##### Supplied data #####

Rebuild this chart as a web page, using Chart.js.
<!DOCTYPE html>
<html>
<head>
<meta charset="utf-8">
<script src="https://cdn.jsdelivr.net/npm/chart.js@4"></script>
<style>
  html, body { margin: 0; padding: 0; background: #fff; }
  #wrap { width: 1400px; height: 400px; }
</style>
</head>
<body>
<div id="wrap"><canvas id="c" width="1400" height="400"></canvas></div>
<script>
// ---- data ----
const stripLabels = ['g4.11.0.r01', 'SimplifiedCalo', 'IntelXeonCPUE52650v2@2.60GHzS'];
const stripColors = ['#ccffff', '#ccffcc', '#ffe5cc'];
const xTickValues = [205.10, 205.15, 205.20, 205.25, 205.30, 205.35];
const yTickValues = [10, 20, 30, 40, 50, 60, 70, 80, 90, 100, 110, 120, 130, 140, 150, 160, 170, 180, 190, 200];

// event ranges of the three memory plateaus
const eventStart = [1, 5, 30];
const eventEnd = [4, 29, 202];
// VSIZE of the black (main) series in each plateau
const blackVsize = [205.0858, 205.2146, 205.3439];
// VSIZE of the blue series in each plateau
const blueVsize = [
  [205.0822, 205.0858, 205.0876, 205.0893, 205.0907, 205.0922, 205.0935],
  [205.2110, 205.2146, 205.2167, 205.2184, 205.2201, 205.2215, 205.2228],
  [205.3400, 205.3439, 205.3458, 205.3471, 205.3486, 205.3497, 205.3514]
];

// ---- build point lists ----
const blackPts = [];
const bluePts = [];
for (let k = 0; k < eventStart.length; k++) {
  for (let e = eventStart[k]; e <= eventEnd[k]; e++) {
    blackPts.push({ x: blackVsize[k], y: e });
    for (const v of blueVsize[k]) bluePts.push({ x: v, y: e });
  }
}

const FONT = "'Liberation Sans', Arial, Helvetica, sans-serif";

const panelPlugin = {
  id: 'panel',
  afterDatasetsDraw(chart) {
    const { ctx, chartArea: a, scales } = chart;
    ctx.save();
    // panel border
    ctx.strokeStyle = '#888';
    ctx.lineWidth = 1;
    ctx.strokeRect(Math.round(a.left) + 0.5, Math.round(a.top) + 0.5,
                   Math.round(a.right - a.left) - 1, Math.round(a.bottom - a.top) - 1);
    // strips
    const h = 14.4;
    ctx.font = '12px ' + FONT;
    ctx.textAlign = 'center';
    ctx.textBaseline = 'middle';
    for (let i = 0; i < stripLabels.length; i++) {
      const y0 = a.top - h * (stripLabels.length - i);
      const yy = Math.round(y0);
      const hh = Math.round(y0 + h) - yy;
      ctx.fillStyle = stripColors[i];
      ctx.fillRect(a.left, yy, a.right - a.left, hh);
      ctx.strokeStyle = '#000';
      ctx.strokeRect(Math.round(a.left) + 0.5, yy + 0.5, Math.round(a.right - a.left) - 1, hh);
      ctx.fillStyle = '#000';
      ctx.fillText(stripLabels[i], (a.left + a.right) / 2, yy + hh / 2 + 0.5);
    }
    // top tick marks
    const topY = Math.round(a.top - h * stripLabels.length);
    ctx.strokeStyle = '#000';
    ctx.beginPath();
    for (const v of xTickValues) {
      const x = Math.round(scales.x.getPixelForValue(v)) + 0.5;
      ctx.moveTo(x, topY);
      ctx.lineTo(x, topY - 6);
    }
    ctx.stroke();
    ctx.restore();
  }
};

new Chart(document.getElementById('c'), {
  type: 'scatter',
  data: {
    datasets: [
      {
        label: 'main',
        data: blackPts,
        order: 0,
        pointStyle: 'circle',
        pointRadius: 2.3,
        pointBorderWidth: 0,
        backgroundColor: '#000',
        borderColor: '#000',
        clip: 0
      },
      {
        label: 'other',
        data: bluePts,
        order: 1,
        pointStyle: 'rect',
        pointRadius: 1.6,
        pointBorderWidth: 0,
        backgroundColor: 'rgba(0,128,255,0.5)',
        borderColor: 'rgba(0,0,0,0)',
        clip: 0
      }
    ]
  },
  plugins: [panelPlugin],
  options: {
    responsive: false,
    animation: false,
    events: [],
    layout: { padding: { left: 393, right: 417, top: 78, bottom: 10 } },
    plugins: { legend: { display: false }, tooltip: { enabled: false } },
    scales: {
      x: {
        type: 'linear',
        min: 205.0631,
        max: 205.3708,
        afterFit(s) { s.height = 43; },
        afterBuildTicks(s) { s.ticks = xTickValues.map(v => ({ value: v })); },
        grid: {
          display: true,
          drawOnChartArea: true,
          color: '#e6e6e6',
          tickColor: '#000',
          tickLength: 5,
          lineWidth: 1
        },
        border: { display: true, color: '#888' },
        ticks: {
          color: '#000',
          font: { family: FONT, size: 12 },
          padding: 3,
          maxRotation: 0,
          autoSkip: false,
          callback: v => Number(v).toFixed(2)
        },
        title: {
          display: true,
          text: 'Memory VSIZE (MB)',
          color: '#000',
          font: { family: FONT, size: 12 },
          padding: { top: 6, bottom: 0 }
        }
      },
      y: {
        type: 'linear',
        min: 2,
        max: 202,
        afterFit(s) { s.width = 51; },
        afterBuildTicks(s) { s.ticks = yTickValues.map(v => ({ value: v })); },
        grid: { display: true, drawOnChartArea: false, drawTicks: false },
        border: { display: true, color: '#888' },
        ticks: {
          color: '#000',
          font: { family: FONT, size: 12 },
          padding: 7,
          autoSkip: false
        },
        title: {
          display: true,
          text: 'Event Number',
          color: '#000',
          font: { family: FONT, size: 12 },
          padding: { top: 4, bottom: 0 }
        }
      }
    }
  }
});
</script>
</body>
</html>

#####
##### Supplied data #####

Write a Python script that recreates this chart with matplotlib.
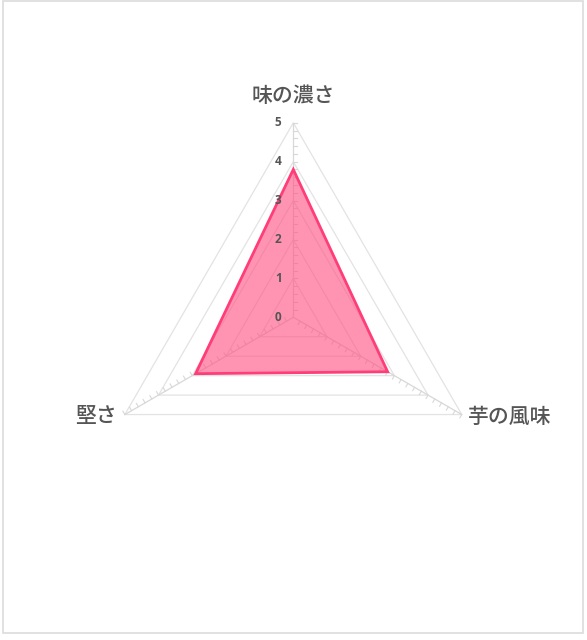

#####

* **Written exercise**
Filter the data for the string "this" and copy every line that has it.

* **Full response**
Rebuild this chart as a web page, using Chart.js.
Write a Python script that recreates this chart with matplotlib.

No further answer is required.